Considering that Egyptian secularists have already conceded Islam as the region of state, Sharia as a source of legislation, and personal status law according to religion, I'm not sure what the debate is about aside from the implementation of the above. 

Erdogan says the Egyptian reaction was due to a translation error, according to Zaman (via @blakehounshell):

Erdoğan also offered an explanation for the Muslim Brotherhood's anger at his words in Cairo, where he told Egyptians not to be “afraid of secularism.” The prime minister said: “My words were misunderstood because of a translation mistake. In Arabic, there is a word for ‘irreligiousness,' and the translator used that word for secularism. Secularism is not about being an enemy of religion.
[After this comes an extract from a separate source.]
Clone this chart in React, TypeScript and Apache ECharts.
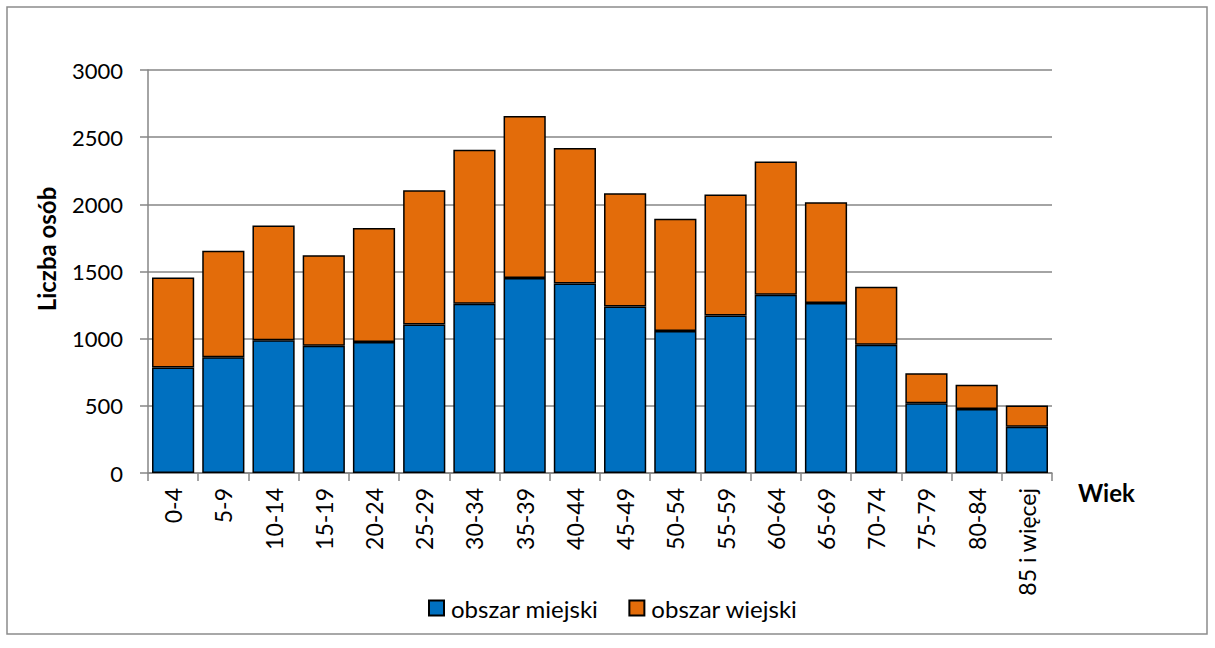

It is about the state maintaining the same distance from all religions and acting as a custodian of their beliefs. This is what we mean when we say don't be afraid of secularism.”

He also said a person who expressed anger at Erdoğan's words was going to make a new statement and offer a correction to the misunderstanding. Erdoğan also said rumors that the person who made the statement on behalf of the Muslim Brotherhood was not their presidential candidate. “This person is someone who left the Muslim Brotherhood. Plus, if the Muslim Brotherhood had any problems with us, they would have told us so during our contacts in Egypt. They didn't even imply any discomfort [with the secularism statement].”

It doesn't really look like Erdogan is walking it back fully, but rather talking about a misunderstanding. He's giving a lesson about secularism not being the opposite of piety, something many Egyptian secularists and quite a few Islamists have advocated. But in Egypt's current culture wars, to have the prime minister of the most (politically, democratically, economically, socially) successful Islamist party in the world advocate a secular system in which he has thrived seems to be a bit much.

The Brothers, in particular, have always resisted the idea of a Turkish model — in the sense of a secular system in which Islamits can exist — and said Egypt will have its own model. That's an easy nationalist line to take (we won't imitate anyone!) but if Egypt's Islamists say they don't want to be like Turkey, they still haven't quite explained what kind of model they are envisaging. I suspect that, over the next decade, we may see some Egyptian Erdoganists rise among them.